§ COLLECTED DATA:
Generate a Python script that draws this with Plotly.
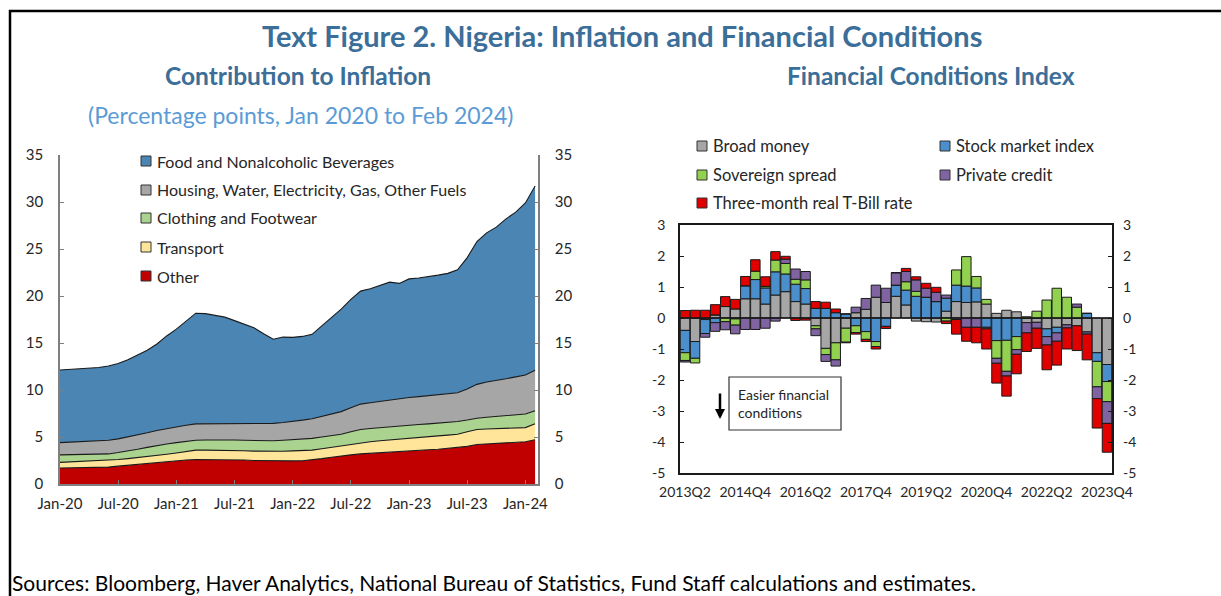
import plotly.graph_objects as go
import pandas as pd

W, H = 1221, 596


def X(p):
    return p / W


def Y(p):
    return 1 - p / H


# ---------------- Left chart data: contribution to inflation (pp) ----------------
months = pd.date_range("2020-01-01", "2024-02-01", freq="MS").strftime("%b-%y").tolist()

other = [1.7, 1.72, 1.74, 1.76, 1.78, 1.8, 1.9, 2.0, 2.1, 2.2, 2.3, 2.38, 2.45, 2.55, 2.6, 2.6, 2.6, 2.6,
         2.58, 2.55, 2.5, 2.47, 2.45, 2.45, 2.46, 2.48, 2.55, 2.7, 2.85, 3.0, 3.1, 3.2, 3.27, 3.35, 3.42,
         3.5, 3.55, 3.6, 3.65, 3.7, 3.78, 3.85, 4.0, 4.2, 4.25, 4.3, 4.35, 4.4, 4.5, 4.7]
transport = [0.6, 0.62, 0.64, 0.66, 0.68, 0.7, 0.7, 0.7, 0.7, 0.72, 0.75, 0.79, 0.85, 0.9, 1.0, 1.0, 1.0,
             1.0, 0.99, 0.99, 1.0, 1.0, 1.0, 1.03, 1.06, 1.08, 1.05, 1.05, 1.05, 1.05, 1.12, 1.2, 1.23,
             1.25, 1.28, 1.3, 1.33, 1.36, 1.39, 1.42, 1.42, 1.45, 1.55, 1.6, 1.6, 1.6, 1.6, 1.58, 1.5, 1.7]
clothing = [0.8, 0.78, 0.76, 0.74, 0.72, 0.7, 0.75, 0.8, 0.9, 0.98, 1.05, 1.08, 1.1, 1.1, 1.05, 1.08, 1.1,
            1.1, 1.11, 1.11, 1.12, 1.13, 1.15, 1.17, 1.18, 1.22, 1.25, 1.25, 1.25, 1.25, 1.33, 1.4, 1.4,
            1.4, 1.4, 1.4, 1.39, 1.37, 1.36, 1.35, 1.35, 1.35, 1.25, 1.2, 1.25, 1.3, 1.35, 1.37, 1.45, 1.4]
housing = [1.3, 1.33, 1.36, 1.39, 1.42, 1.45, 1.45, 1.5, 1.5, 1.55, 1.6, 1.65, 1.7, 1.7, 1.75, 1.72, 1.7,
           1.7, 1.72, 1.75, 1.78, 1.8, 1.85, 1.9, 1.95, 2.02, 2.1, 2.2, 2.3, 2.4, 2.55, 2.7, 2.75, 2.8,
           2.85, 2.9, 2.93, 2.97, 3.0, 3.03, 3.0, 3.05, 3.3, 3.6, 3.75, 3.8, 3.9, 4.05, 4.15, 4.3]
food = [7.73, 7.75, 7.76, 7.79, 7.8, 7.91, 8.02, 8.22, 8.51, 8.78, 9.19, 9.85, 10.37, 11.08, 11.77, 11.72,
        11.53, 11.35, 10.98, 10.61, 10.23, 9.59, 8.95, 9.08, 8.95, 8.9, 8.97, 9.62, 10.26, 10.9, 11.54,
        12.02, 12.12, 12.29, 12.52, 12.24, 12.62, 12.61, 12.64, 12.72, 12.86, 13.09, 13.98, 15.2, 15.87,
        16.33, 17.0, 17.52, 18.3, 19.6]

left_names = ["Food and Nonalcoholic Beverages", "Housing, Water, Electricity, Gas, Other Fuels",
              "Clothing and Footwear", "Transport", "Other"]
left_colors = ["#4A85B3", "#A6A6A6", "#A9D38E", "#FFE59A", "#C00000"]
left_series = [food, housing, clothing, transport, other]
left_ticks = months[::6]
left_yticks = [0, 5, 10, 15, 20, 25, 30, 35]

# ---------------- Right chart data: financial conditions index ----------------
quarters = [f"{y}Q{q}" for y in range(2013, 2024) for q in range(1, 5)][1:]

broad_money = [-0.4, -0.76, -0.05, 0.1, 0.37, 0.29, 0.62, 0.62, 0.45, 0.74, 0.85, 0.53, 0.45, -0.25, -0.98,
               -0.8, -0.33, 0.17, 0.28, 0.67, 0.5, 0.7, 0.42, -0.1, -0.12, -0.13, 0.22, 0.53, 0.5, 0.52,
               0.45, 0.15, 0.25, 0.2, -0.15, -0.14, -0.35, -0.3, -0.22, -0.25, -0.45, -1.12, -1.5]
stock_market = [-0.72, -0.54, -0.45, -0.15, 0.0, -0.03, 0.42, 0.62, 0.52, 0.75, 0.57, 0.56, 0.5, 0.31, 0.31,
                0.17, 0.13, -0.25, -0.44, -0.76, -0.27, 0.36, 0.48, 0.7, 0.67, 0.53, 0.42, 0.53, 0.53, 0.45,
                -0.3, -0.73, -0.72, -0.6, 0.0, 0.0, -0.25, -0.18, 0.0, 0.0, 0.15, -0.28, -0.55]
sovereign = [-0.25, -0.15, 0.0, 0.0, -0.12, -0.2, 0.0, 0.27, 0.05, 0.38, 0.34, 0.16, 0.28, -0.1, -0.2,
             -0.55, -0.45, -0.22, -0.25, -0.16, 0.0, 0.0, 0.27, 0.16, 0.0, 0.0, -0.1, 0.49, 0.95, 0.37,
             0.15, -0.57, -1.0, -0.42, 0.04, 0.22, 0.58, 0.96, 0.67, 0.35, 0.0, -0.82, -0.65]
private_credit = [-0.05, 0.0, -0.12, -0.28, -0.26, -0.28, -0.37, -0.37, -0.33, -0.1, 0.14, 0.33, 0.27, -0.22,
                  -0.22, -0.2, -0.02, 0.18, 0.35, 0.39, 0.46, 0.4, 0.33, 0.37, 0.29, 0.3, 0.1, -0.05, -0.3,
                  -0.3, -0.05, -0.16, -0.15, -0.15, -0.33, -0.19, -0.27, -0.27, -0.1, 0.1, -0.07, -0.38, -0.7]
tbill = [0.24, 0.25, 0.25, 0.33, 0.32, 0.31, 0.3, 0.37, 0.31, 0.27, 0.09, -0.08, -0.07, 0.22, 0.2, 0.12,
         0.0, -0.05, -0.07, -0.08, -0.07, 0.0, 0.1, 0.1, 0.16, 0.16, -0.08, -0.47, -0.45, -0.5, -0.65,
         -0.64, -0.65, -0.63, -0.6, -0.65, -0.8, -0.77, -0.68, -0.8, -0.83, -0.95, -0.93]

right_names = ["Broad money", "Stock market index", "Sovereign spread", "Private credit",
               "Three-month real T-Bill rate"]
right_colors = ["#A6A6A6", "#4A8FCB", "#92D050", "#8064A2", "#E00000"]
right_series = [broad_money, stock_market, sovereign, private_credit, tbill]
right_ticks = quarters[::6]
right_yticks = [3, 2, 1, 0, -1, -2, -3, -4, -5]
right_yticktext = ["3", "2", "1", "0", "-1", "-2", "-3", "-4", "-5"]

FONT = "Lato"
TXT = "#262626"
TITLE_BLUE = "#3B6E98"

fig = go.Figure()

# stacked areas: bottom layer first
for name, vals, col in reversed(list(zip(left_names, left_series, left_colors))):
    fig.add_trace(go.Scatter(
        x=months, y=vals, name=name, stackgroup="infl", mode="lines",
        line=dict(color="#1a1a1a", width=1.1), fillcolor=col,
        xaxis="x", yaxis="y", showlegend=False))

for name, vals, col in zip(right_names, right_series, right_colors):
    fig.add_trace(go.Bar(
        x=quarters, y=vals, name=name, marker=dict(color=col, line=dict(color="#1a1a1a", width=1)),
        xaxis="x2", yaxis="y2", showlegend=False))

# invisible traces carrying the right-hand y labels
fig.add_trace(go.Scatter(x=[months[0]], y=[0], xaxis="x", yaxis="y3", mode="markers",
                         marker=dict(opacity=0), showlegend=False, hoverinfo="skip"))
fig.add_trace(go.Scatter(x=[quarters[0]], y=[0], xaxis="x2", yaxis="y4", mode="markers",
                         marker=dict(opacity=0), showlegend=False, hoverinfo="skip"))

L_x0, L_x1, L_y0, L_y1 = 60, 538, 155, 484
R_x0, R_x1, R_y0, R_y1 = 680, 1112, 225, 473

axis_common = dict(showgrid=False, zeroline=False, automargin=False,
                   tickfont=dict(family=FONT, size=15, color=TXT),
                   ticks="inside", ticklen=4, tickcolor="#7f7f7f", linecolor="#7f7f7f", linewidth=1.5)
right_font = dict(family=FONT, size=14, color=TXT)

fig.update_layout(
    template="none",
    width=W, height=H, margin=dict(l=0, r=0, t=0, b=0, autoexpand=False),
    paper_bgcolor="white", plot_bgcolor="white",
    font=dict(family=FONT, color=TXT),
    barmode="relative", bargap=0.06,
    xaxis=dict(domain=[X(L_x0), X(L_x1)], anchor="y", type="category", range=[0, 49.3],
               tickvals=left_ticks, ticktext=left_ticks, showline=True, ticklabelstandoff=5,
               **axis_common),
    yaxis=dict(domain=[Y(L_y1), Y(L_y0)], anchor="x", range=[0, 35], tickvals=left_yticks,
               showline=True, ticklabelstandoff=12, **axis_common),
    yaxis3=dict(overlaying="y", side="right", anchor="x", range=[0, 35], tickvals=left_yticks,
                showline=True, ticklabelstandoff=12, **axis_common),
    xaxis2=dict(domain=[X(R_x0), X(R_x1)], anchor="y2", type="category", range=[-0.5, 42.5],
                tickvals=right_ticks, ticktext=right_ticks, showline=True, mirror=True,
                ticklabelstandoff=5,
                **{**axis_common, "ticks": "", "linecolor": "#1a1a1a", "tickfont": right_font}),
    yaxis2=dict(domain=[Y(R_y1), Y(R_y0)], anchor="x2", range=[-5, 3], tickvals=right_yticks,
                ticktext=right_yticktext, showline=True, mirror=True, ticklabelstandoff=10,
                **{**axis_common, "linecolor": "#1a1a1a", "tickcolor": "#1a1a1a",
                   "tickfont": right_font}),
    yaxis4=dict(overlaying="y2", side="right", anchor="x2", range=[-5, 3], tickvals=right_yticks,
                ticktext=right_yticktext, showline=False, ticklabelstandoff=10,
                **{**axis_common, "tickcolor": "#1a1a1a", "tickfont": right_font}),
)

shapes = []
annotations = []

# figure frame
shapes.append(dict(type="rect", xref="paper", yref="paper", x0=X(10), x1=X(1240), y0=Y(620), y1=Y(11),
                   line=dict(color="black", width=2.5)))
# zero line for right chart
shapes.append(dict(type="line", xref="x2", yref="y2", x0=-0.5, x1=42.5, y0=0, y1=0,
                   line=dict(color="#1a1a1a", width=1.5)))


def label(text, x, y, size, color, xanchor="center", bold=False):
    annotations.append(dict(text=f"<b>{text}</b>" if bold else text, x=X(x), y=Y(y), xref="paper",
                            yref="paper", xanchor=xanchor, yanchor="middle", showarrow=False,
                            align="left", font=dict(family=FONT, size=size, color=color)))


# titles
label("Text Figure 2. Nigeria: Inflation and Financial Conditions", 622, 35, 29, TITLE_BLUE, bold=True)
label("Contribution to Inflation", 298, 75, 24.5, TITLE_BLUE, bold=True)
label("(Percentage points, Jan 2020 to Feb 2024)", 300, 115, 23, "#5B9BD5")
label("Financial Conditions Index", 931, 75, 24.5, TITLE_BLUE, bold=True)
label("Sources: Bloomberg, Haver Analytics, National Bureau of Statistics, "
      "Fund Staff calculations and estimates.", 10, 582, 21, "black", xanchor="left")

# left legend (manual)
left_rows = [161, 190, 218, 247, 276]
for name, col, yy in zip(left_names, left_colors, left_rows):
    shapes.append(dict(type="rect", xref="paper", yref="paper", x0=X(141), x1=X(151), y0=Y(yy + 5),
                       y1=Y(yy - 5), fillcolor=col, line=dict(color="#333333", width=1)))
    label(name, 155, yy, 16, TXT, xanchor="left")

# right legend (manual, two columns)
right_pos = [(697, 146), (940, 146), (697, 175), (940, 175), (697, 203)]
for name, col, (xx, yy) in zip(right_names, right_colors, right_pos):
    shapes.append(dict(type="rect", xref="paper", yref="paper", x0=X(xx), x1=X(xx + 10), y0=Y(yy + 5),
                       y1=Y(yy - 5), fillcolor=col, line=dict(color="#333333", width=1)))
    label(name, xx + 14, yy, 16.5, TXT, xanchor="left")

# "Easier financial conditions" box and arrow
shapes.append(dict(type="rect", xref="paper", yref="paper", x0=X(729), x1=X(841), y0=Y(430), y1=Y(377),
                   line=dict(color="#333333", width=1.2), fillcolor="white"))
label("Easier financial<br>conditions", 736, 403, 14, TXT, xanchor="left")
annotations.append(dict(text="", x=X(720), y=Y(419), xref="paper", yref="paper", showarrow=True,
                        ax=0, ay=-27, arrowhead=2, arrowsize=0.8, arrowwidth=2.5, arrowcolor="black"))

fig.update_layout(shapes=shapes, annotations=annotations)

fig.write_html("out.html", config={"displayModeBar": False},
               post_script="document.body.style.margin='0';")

§ DIRECTIVE: Go from the first line of the data above to the line containing "16.33, 17.0, 17.52, 18.3, 19.6]" and retype exactly those lines, both included, but none of the pictures.

§ SOLUTION FOR THIS EXERCISE:
Generate a Python script that draws this with Plotly.
import plotly.graph_objects as go
import pandas as pd

W, H = 1221, 596


def X(p):
    return p / W


def Y(p):
    return 1 - p / H


# ---------------- Left chart data: contribution to inflation (pp) ----------------
months = pd.date_range("2020-01-01", "2024-02-01", freq="MS").strftime("%b-%y").tolist()

other = [1.7, 1.72, 1.74, 1.76, 1.78, 1.8, 1.9, 2.0, 2.1, 2.2, 2.3, 2.38, 2.45, 2.55, 2.6, 2.6, 2.6, 2.6,
         2.58, 2.55, 2.5, 2.47, 2.45, 2.45, 2.46, 2.48, 2.55, 2.7, 2.85, 3.0, 3.1, 3.2, 3.27, 3.35, 3.42,
         3.5, 3.55, 3.6, 3.65, 3.7, 3.78, 3.85, 4.0, 4.2, 4.25, 4.3, 4.35, 4.4, 4.5, 4.7]
transport = [0.6, 0.62, 0.64, 0.66, 0.68, 0.7, 0.7, 0.7, 0.7, 0.72, 0.75, 0.79, 0.85, 0.9, 1.0, 1.0, 1.0,
             1.0, 0.99, 0.99, 1.0, 1.0, 1.0, 1.03, 1.06, 1.08, 1.05, 1.05, 1.05, 1.05, 1.12, 1.2, 1.23,
             1.25, 1.28, 1.3, 1.33, 1.36, 1.39, 1.42, 1.42, 1.45, 1.55, 1.6, 1.6, 1.6, 1.6, 1.58, 1.5, 1.7]
clothing = [0.8, 0.78, 0.76, 0.74, 0.72, 0.7, 0.75, 0.8, 0.9, 0.98, 1.05, 1.08, 1.1, 1.1, 1.05, 1.08, 1.1,
            1.1, 1.11, 1.11, 1.12, 1.13, 1.15, 1.17, 1.18, 1.22, 1.25, 1.25, 1.25, 1.25, 1.33, 1.4, 1.4,
            1.4, 1.4, 1.4, 1.39, 1.37, 1.36, 1.35, 1.35, 1.35, 1.25, 1.2, 1.25, 1.3, 1.35, 1.37, 1.45, 1.4]
housing = [1.3, 1.33, 1.36, 1.39, 1.42, 1.45, 1.45, 1.5, 1.5, 1.55, 1.6, 1.65, 1.7, 1.7, 1.75, 1.72, 1.7,
           1.7, 1.72, 1.75, 1.78, 1.8, 1.85, 1.9, 1.95, 2.02, 2.1, 2.2, 2.3, 2.4, 2.55, 2.7, 2.75, 2.8,
           2.85, 2.9, 2.93, 2.97, 3.0, 3.03, 3.0, 3.05, 3.3, 3.6, 3.75, 3.8, 3.9, 4.05, 4.15, 4.3]
food = [7.73, 7.75, 7.76, 7.79, 7.8, 7.91, 8.02, 8.22, 8.51, 8.78, 9.19, 9.85, 10.37, 11.08, 11.77, 11.72,
        11.53, 11.35, 10.98, 10.61, 10.23, 9.59, 8.95, 9.08, 8.95, 8.9, 8.97, 9.62, 10.26, 10.9, 11.54,
        12.02, 12.12, 12.29, 12.52, 12.24, 12.62, 12.61, 12.64, 12.72, 12.86, 13.09, 13.98, 15.2, 15.87,
        16.33, 17.0, 17.52, 18.3, 19.6]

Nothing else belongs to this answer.